高遠焼は、「土管」から始まっています。土管は高遠城のなかに造られた瓢箪型の池に引水するための導管として作られました。文化11年(1814年)の事のようです。池には落差5m程の滝や浮島、その端には4つの部屋を持つ茶室があったと「御城内引水略絵図」に残っています。池の場所は現在の高遠城址公園内の南曲輪で、靖国招魂碑の少し北西に行ったあたりにありました。時の城主内藤頼以が、月蔵山の樋ヶ沢や落花沢・矢沢から城内に水を引くための導水用として、土管を製造するために美濃の陶工を呼び寄せたと言われます。土管の長さは二尺七寸四分や一尺八寸三分のもので、外径は五~六寸の形状が多かったようです。樋ヶ沢から高遠城までの距離は14丁38間(約1,600m)ですから、いったいどれくらいの数の土管を窯で焼いたのでしょうか?

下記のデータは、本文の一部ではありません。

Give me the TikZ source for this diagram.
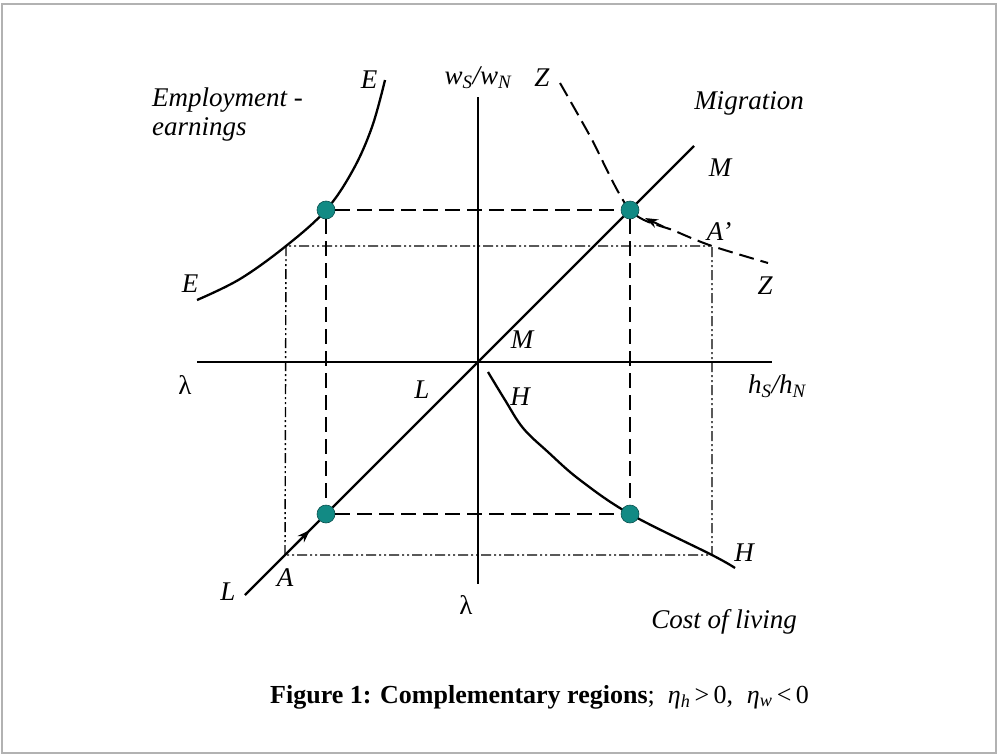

その後高遠焼は、生活の調度品として広がっていきました。火鉢・擂鉢・植木鉢・火消壺・瓦・徳利・茶碗・皿・土瓶など日用に供するものの他に、水差し・茶器・花器と芸術性を帯びたものも作られていました。
そして明治・大正・昭和の時代に日本経済を支えた「絹・シルク」も、一大産業として隆盛を極めた岡谷片倉組の「糸とり」の現場にも、高遠焼の「半月糸取り鍋」が導入されていたと言われます。そのほかにも高遠にあった丸千組で作られたタイルは、昭和5年建設の伊那市創造館(旧・上伊那図書館)の外壁タイルや諏訪湖畔の片倉会館正面玄関のタイルなど、今でも現存している品質の高いものとして知られています。
高遠焼は土管に始まり、200年以上にわたり一般的な家庭雑器として庶民の生活とともに時を刻んできました。今でも峰山寺から落花沢に続く引水用の山道では、その土管を見ることができます。